В четверг в клинику пришел пожилой медлительный человек, следователь районного отдела милиции, и три часа опрашивал весь персонал кафедры, а потом предложил Зандбергу вызвать в Ленинград бывшего мужа пропавшей, артиста Карцева. Может, она и не пропавшая? Может, она к нему уехала? Всякое бывает, товарищ профессор…
За два дня до приезда Карцева мать Веры прислала телеграмму, в которой просила Веру встретить их с Мишкой. Они приезжают с дачи. Соседи получили телеграмму и поехали на вокзал. На вокзале старуха заподозрила неладное. Когда дома ей рассказали об исчезновении Веры, она заголосила, забилась головой о стол и протяжными криками стала проклинать свою судьбу, которая ни в чем не дает ей спуску…

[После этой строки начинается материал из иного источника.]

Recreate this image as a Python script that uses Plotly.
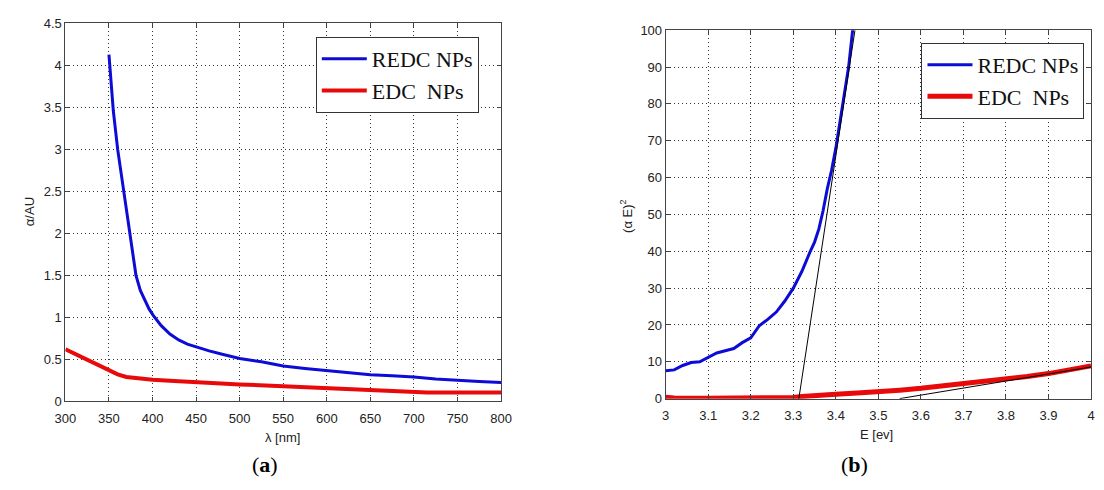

Потом пошли совершенно кошмарные дни. Мишку отправили в Лугу, к кому-то на дачу, Карцев и теща часами сидели в серых приемных отделениях милиции в ожидании хоть какого-нибудь известия. И наконец однажды утром услышали, как оперативный уполномоченный кричал в трубку веселой деловой скороговоркой:
– Мне директора цирка! Товарищ директор? Вас беспокоит капитан Банщиков из уголовного розыска! Вас беспокоит капитан Банщиков из уголовного розыска!.. Да, из уголовного розыска!.. Тут, товарищ директор, у одного вашего артиста, у Карцева, – знаете такого? – трагическое несчастье произошло… А, вы уже знаете? Так вы не могли бы ему машинку на денек дать, на опознание съездить? Вроде нашли, да сомневаемся… Знаем мы, знаем ваше автохозяйство! Вы ж по сравнению с нами миллионеры! Так, значит, Карцев зайдет к вам!..

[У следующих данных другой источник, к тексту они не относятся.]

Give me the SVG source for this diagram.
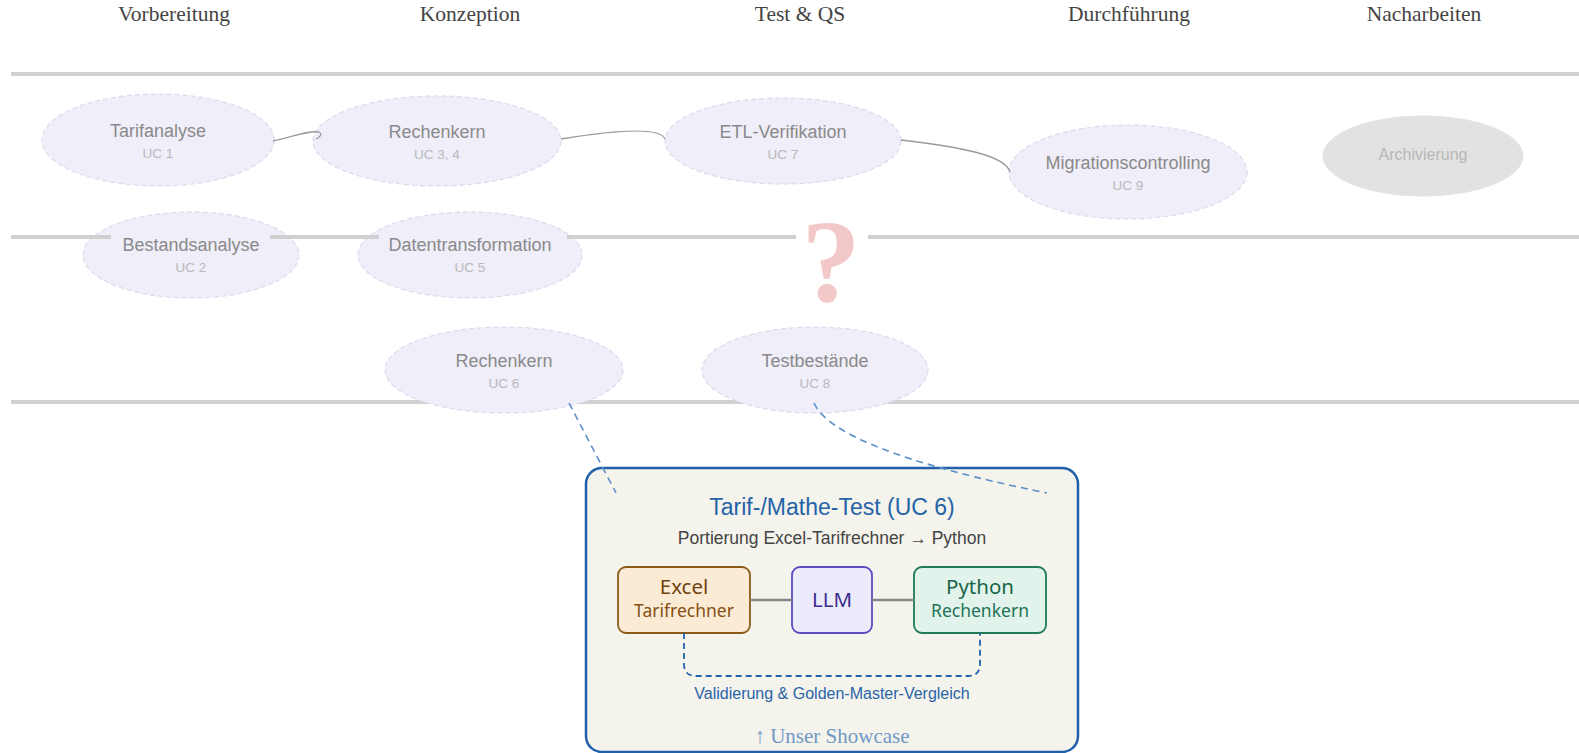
<svg xmlns="http://www.w3.org/2000/svg" width="1579" height="753" viewBox="0 0 1579 753">
<style>
.hdr{font-family:"Liberation Serif",serif;font-size:21.5px;fill:#444;text-anchor:middle}
.lane{stroke:#d0d0d0;stroke-width:4;fill:none}
.uc ellipse{fill:#efeef9;stroke:#dcdaee;stroke-width:1.2;stroke-dasharray:5 3}
.t{font-family:"Liberation Sans",Arial,sans-serif;font-size:18px;fill:#8a8a8a;text-anchor:middle}
.s{font-family:"Liberation Sans",Arial,sans-serif;font-size:13.5px;fill:#b9b9b9;text-anchor:middle}
.flow{fill:none;stroke:#9a9a9a;stroke-width:1.3}
.link{fill:none;stroke:#5b8fc9;stroke-width:1.6;stroke-dasharray:7 5}
.bt{font-family:"Noto Sans","Open Sans",sans-serif;text-anchor:middle}
.sans{font-family:"Liberation Sans",Arial,sans-serif;text-anchor:middle}
</style>
<rect width="1579" height="753" fill="#ffffff"/>
<g id="headers">
<text class="hdr" x="174" y="21">Vorbereitung</text>
<text class="hdr" x="470" y="21">Konzeption</text>
<text class="hdr" x="800" y="21">Test &amp; QS</text>
<text class="hdr" x="1129" y="21">Durchführung</text>
<text class="hdr" x="1424" y="21">Nacharbeiten</text>
</g>
<g id="lanes">
<line class="lane" x1="11" y1="74" x2="1579" y2="74"/>
<line class="lane" x1="11" y1="402" x2="1579" y2="402"/>
</g>
<g id="uc1" class="uc"><ellipse cx="158" cy="140" rx="116" ry="46"/><text class="t" x="158" y="137">Tarifanalyse</text><text class="s" x="158" y="158">UC 1</text></g>
<g id="uc34" class="uc"><ellipse cx="437" cy="141" rx="124" ry="45"/><text class="t" x="437" y="138">Rechenkern</text><text class="s" x="437" y="159">UC 3, 4</text></g>
<g id="uc7" class="uc"><ellipse cx="783" cy="141" rx="118" ry="43"/><text class="t" x="783" y="138">ETL-Verifikation</text><text class="s" x="783" y="159">UC 7</text></g>
<g id="uc9" class="uc"><ellipse cx="1128" cy="172" rx="119" ry="47"/><text class="t" x="1128" y="169">Migrationscontrolling</text><text class="s" x="1128" y="190">UC 9</text></g>
<g id="archiv"><ellipse cx="1423" cy="156" rx="100" ry="40" fill="#e2e2e2" stroke="#e4e4e4" stroke-width="1"/><text class="t" x="1423" y="160" style="fill:#b8b8b8;font-size:16px">Archivierung</text></g>
<g id="uc2" class="uc"><ellipse cx="191" cy="255" rx="108" ry="43"/></g>
<g id="uc5" class="uc"><ellipse cx="470" cy="255" rx="112" ry="43"/></g>
<g id="lane-mid">
<line class="lane" x1="11" y1="237" x2="111" y2="237"/>
<line class="lane" x1="270" y1="237" x2="379" y2="237"/>
<line class="lane" x1="567" y1="237" x2="796" y2="237"/>
<line class="lane" x1="868" y1="237" x2="1579" y2="237"/>
</g>
<g id="uc2-text"><text class="t" x="191" y="251">Bestandsanalyse</text><text class="s" x="191" y="272">UC 2</text></g>
<g id="uc5-text"><text class="t" x="470" y="251">Datentransformation</text><text class="s" x="470" y="272">UC 5</text></g>
<g id="question"><text x="831" y="301" font-family="Liberation Serif,serif" font-weight="bold" font-size="118" fill="#f3c8c8" text-anchor="middle">?</text></g>
<g id="uc6" class="uc"><ellipse cx="504" cy="370" rx="119" ry="43"/><text class="t" x="504" y="367">Rechenkern</text><text class="s" x="504" y="388">UC 6</text></g>
<g id="uc8" class="uc"><ellipse cx="815" cy="370" rx="113" ry="43"/><text class="t" x="815" y="367">Testbestände</text><text class="s" x="815" y="388">UC 8</text></g>
<g id="showcase">
<rect x="586" y="468" width="492" height="284" rx="16" fill="#f4f3ec" stroke="#2060a8" stroke-width="2.5"/>
<text class="sans" x="832" y="515" font-size="23" fill="#2563a8">Tarif-/Mathe-Test (UC 6)</text>
<text class="sans" x="832" y="544" font-size="17.5" fill="#444">Portierung Excel-Tarifrechner → Python</text>
<text class="sans" x="832" y="699" font-size="16" fill="#2a64a8">Validierung &amp; Golden-Master-Vergleich</text>
<text x="832" y="743" font-family="Liberation Serif,serif" font-size="21" fill="#7199c6" text-anchor="middle">↑ Unser Showcase</text>
</g>
<g id="excel"><rect x="618" y="567" width="132" height="66" rx="8" fill="#fcebd4" stroke="#8a5a1a" stroke-width="1.8"/><text class="bt" x="684" y="594" font-size="20.5" fill="#6e4410">Excel</text><text class="bt" x="684" y="617" font-size="17.5" fill="#845014">Tarifrechner</text></g>
<g id="llm"><rect x="792" y="567" width="80" height="66" rx="8" fill="#ecebfb" stroke="#5b4cc0" stroke-width="1.8"/><text class="bt" x="832" y="607" font-size="20.5" fill="#3a2e90">LLM</text></g>
<g id="python"><rect x="914" y="567" width="132" height="66" rx="8" fill="#e2f3ec" stroke="#1e7a58" stroke-width="1.8"/><text class="bt" x="980" y="594" font-size="20.5" fill="#1a6548">Python</text><text class="bt" x="980" y="617" font-size="17.5" fill="#1e7456">Rechenkern</text></g>
<g id="connectors">
<path class="flow" d="M273 141 C295 136 310 130 319 132 C323 134 319 138 316 139"/>
<path class="flow" d="M561 139 C610 131 660 126 665 139"/>
<path class="flow" d="M901 140 C960 147 1005 155 1010 172"/>
<path class="link" d="M569 403 L616 493"/>
<path class="link" d="M814 403 Q835 450 1047 493"/>
<line x1="750" y1="600" x2="792" y2="600" stroke="#888" stroke-width="2.5"/>
<line x1="872" y1="600" x2="914" y2="600" stroke="#888" stroke-width="2.5"/>
<path d="M684 633 V664 Q684 676 696 676 H968 Q980 676 980 664 V633" fill="none" stroke="#2063ad" stroke-width="1.8" stroke-dasharray="6 4"/>
</g>
</svg>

– Вы мамашу отправьте домой, – сказал Карцеву капитан Банщиков. – А сами маленько задержитесь… Идите, идите, мамаша. Отдыхайте…
Капитан чуть было не сказал «и не волнуйтесь», но запнулся и добавил:
– А товарищ… значит, Александр Николаевич вам потом все-все расскажет…
Карцев поднял обессиленную старуху и повел ее к выходу.
– Шуренька, родненький ты мой!.. – заплакала старуха. – Найди ее, сыночек… Привези ее, какая есть!..
– Да подождите ж вы, мама, – не слыша своего голоса, сказал Карцев. – Раньше времени…
– Нет… нет… – тихонько выкрикнула старуха. – Не живая она, не живая! Не живая моя доченька!..
… Это произошло в Лосеве. Может быть, не с ними, не с Верой и Раг-зиным, может быть, с «неизвестным мужчиной» и «неизвестной женщиной», но произошло. И именно в ту субботу. И как раз спустя столько времени, сколько нужно для того, чтобы, в час дня выехав из Ленинграда, доехать до Лосева, пройти пешком до Верхнего озера, взять лодку, сесть в нее, выслушать все предостережения уже пьяного лодочника: «Только до быков, храни господь, не доплывать, потому как в проток, под мост затянет – ни в жисть не выгребешь!..» – а затем еще двадцать минут и… все.
– Там два моста, понял? – сказал капитан Банщиков и нарисовал на клочке бумаги что-то похожее на колбу от песочных часов. – Это Верхнее озеро… – И Банщиков красивым детским почерком на одной половине колбы написал: «Верхнее озеро». – А это Нижнее… – И на другой половине написал: «Нижнее озеро». – Понял? Тут горловина узкая-узкая… Метров пятьдесят. – Банщиков указал на соединение двух половин колбы. – Вода из Верхнего озера идет в Нижнее, понял? Какое течение здесь получается теперь, понял? Это же жуткое течение!.. Здесь быки… – Банщиков аккуратно нарисовал несколько крестиков по одной линии, перегородив ими суживающуюся часть Верхнего озера, и вынул сигареты. – К ним, понимаешь, и приближаться-то нельзя, а они… у тебя спички есть?